PROBLEM TO WORK ON —
Could the lines from the start of the data through the line with "Legend, Label, ReferenceLine" be set down exactly, with no pictures among them?

SOURCE DATA —
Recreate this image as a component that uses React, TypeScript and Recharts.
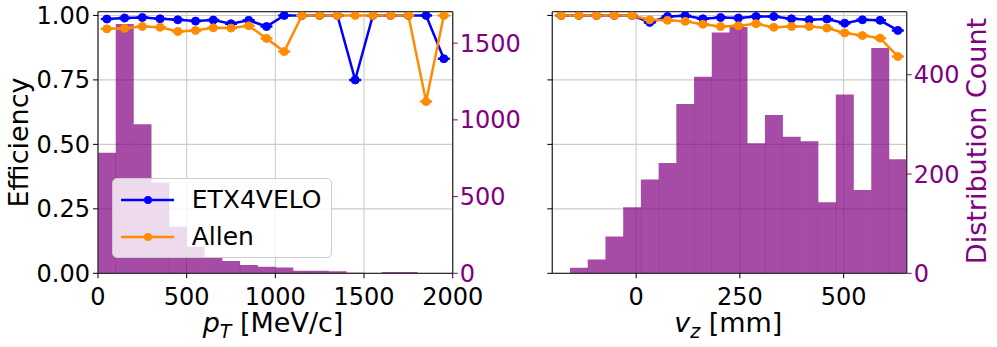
import React from "react";
import { ComposedChart, Bar, Line, XAxis, YAxis, CartesianGrid, Legend, Label, ReferenceLine } from "recharts";

// pT panel: 100 MeV/c bins from 0 to 2000
const PT_BINS = [50, 150, 250, 350, 450, 550, 650, 750, 850, 950, 1050, 1150, 1250, 1350, 1450, 1550, 1650, 1750, 1850, 1950];
const PT_COUNTS = [786, 1625, 971, 591, 304, 173, 105, 80, 54, 43, 37, 17, 17, 13, 3, 2, 9, 9, 2, 2];
const PT_ETX = [0.986, 0.99, 0.992, 0.987, 0.983, 0.978, 0.982, 0.968, 0.981, 0.957, 1.0, 1.0, 1.0, 1.0, 0.75, 1.0, 1.0, 1.0, 1.0, 0.832];
const PT_ALLEN = [0.948, 0.95, 0.957, 0.954, 0.938, 0.942, 0.952, 0.951, 0.96, 0.911, 0.86, 1.0, 1.0, 1.0, 1.0, 1.0, 1.0, 1.0, 0.666, 1.0];
const PT_TICKS = [0, 500, 1000, 1500, 2000];
const PT_COUNT_TICKS = [0, 500, 1000, 1500];

// vz panel: 20 bins between -202 and 652 mm
const VZ_BINS = [-180.6, -138, -95.3, -52.6, -9.9, 32.8, 75.5, 118.2, 160.9, 203.6, 246.3, 289, 331.7, 374.4, 417.1, 459.8, 502.5, 545.2, 587.9, 630.6];
const VZ_COUNTS = [0, 11, 28, 74, 133, 189, 222, 341, 396, 485, 496, 262, 319, 275, 266, 143, 360, 168, 454, 230];
const VZ_ETX = [1.0, 1.0, 1.0, 1.0, 1.0, 0.973, 0.996, 0.999, 0.987, 0.992, 0.99, 0.996, 0.996, 0.987, 0.983, 0.986, 0.97, 0.983, 0.981, 0.942];
const VZ_ALLEN = [1.0, 1.0, 1.0, 1.0, 1.0, 0.983, 0.981, 0.977, 0.966, 0.957, 0.96, 0.968, 0.954, 0.957, 0.957, 0.951, 0.932, 0.922, 0.912, 0.841];
const VZ_TICKS = [0, 250, 500];
const VZ_COUNT_TICKS = [0, 200, 400];

const EFF_TICKS = [0, 0.25, 0.5, 0.75, 1.0];
const EFF_TOP = 1.0145;

const BLUE = "#0000ff";
const ORANGE = "#ff8c00";
const PURPLE = "#800080";
const SPINE = "#333333";
const FONT = "DejaVu Sans";

const ptData = PT_BINS.map((c, i) => ({ c, count: PT_COUNTS[i], etx: PT_ETX[i], allen: PT_ALLEN[i] }));
const vzData = VZ_BINS.map((c, i) => ({ c, count: VZ_COUNTS[i], etx: VZ_ETX[i], allen: VZ_ALLEN[i] }));

const EmptyTick = () => <g />;

// marker with the flat errorbar cap matplotlib leaves on each point
const capDot = (color: string) => (props: any) => {
  const { cx, cy, index } = props;
  if (cx == null || cy == null) return <g key={index} />;
  return (
    <g key={index}>
      <line x1={cx - 6} x2={cx + 6} y1={cy} y2={cy} stroke={color} strokeWidth={2.5} />
      <circle cx={cx} cy={cy} r={4} fill={color} stroke={color} strokeWidth={1} />
    </g>
  );
};

const legendItems = [
  { name: "ETX4VELO", color: BLUE },
  { name: "Allen", color: ORANGE },
];

const renderLegend = () => (
  <div
    style={{
      width: 220,
      height: 80,
      background: "rgba(255,255,255,0.8)",
      border: "1px solid #cccccc",
      borderRadius: 5,
      fontFamily: FONT,
      fontSize: 25,
      boxSizing: "border-box",
      position: "relative",
    }}
  >
    {legendItems.map((it, i) => (
      <div key={it.name} style={{ position: "absolute", left: 8, top: 21 + i * 36.7 - 15, height: 30, display: "flex", alignItems: "center" }}>
        <svg width={54} height={30}>
          <line x1={0} y1={15} x2={53} y2={15} stroke={it.color} strokeWidth={2.5} />
          <circle cx={27} cy={15} r={4} fill={it.color} />
        </svg>
        <span style={{ marginLeft: 17, color: "#000", lineHeight: "30px" }}>{it.name}</span>
      </div>
    ))}
  </div>
);

const tickFont = { fontSize: 24, fontFamily: FONT };

const effLine = (color: string, key: string, name: string) => (
  <Line
    key={key}
    xAxisId="x"
    yAxisId="eff"
    dataKey={key}
    name={name}
    stroke={color}
    strokeWidth={2.5}
    dot={capDot(color)}
    activeDot={false}
    isAnimationActive={false}
  />
);

type PanelProps = {
  data: any[];
  width: number;
  leftW: number;
  rightW: number;
  xDomain: [number, number];
  xTicks: number[];
  cntDomain: [number, number];
  cntTicks: number[];
  showEffLabels: boolean;
  xLabel: React.ReactNode;
  yLabel?: React.ReactNode;
  cntLabel?: React.ReactNode;
  legend?: boolean;
};

const Panel = (p: PanelProps) => (
  <ComposedChart
    width={p.width}
    height={347}
    data={p.data}
    margin={{ top: 11.7, right: 0, bottom: 0, left: 0 }}
    barCategoryGap={0}
    barGap={0}
    style={{ fontFamily: FONT }}
  >
    <CartesianGrid xAxisId="x" yAxisId="eff" stroke="#cccccc" strokeWidth={1.1} />
    <XAxis
      xAxisId="x"
      dataKey="c"
      type="number"
      domain={p.xDomain}
      ticks={p.xTicks}
      allowDataOverflow
      height={73.7}
      tickSize={5}
      tickMargin={10}
      tick={{ ...tickFont, fill: "#000" }}
      tickLine={{ stroke: "#000" }}
      axisLine={{ stroke: SPINE, strokeWidth: 1.3 }}
      interval={0}
    >
      <Label content={() => p.xLabel as any} />
    </XAxis>
    <YAxis
      yAxisId="eff"
      orientation="left"
      domain={[0, EFF_TOP]}
      ticks={EFF_TICKS}
      allowDataOverflow
      width={p.leftW}
      tickSize={5}
      tickMargin={3}
      tick={p.showEffLabels ? { ...tickFont, fill: "#000" } : EmptyTick}
      tickFormatter={(v: number) => v.toFixed(2)}
      tickLine={{ stroke: "#000" }}
      axisLine={{ stroke: SPINE, strokeWidth: 1.3 }}
      interval={0}
    >
      {p.yLabel ? <Label content={() => p.yLabel as any} /> : null}
    </YAxis>
    <YAxis
      yAxisId="cnt"
      orientation="right"
      domain={p.cntDomain}
      ticks={p.cntTicks}
      allowDataOverflow
      width={p.rightW}
      tickSize={5}
      tickMargin={2}
      tick={{ ...tickFont, fill: PURPLE, textAnchor: "start" }}
      tickLine={{ stroke: PURPLE }}
      axisLine={{ stroke: SPINE, strokeWidth: 1.3 }}
      interval={0}
    >
      {p.cntLabel ? <Label content={() => p.cntLabel as any} /> : null}
    </YAxis>
    <Bar xAxisId="x" yAxisId="cnt" dataKey="count" fill={PURPLE} fillOpacity={0.7} isAnimationActive={false} />
    {effLine(BLUE, "etx", "ETX4VELO")}
    {effLine(ORANGE, "allen", "Allen")}
    <ReferenceLine xAxisId="x" yAxisId="eff" y={EFF_TOP} stroke={SPINE} strokeWidth={1.3} ifOverflow="visible" />
    {p.legend ? (
      <Legend
        layout="vertical"
        align="center"
        verticalAlign="middle"
        content={renderLegend}
        wrapperStyle={{ left: 111.7, top: 178.3, width: 220, height: 80 }}
      />
    ) : null}
  </ComposedChart>
);

const ptLabel = (
  <text x={273} y={332} textAnchor="middle" fontSize={27} fontFamily={FONT} fill="#000">
    <tspan fontStyle="italic">p</tspan>
    <tspan fontStyle="italic" fontSize={19} dy={6}>T</tspan>
    <tspan dy={-6}> [MeV/c]</tspan>
  </text>
);

const vzLabel = (
  <text x={183.3} y={332} textAnchor="middle" fontSize={27} fontFamily={FONT} fill="#000">
    <tspan fontStyle="italic">v</tspan>
    <tspan fontStyle="italic" fontSize={19} dy={6}>z</tspan>
    <tspan dy={-6}> [mm]</tspan>
  </text>
);

const effLabel = (
  <text x={28.3} y={142.5} transform="rotate(-90, 28.3, 142.5)" textAnchor="middle" fontSize={27} fontFamily={FONT} fill="#000">
    Efficiency
  </text>
);

const cntLabel = (
  <text x={441} y={141} transform="rotate(-90, 441, 141)" textAnchor="middle" fontSize={27} fontFamily={FONT} fill={PURPLE}>
    Distribution Count
  </text>
);

export default function App() {
  return (
    <div style={{ position: "absolute", left: 0, top: 0, width: 997, height: 347, background: "#fff", fontFamily: FONT }}>
      <div style={{ position: "absolute", left: 0, top: 0 }}>
        <Panel
          data={ptData}
          width={545}
          leftW={98}
          rightW={92.3}
          xDomain={[0, 2000]}
          xTicks={PT_TICKS}
          cntDomain={[0, 1705]}
          cntTicks={PT_COUNT_TICKS}
          showEffLabels
          xLabel={ptLabel}
          yLabel={effLabel}
          legend
        />
      </div>
      <div style={{ position: "absolute", left: 545, top: 0 }}>
        <Panel
          data={vzData}
          width={452}
          leftW={7.3}
          rightW={90.3}
          xDomain={[-202, 652]}
          xTicks={VZ_TICKS}
          cntDomain={[0, 527]}
          cntTicks={VZ_COUNT_TICKS}
          showEffLabels={false}
          xLabel={vzLabel}
          cntLabel={cntLabel}
        />
      </div>
    </div>
  );
}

ANSWER TO THE TASK —
Recreate this image as a component that uses React, TypeScript and Recharts.
import React from "react";
import { ComposedChart, Bar, Line, XAxis, YAxis, CartesianGrid, Legend, Label, ReferenceLine } from "recharts";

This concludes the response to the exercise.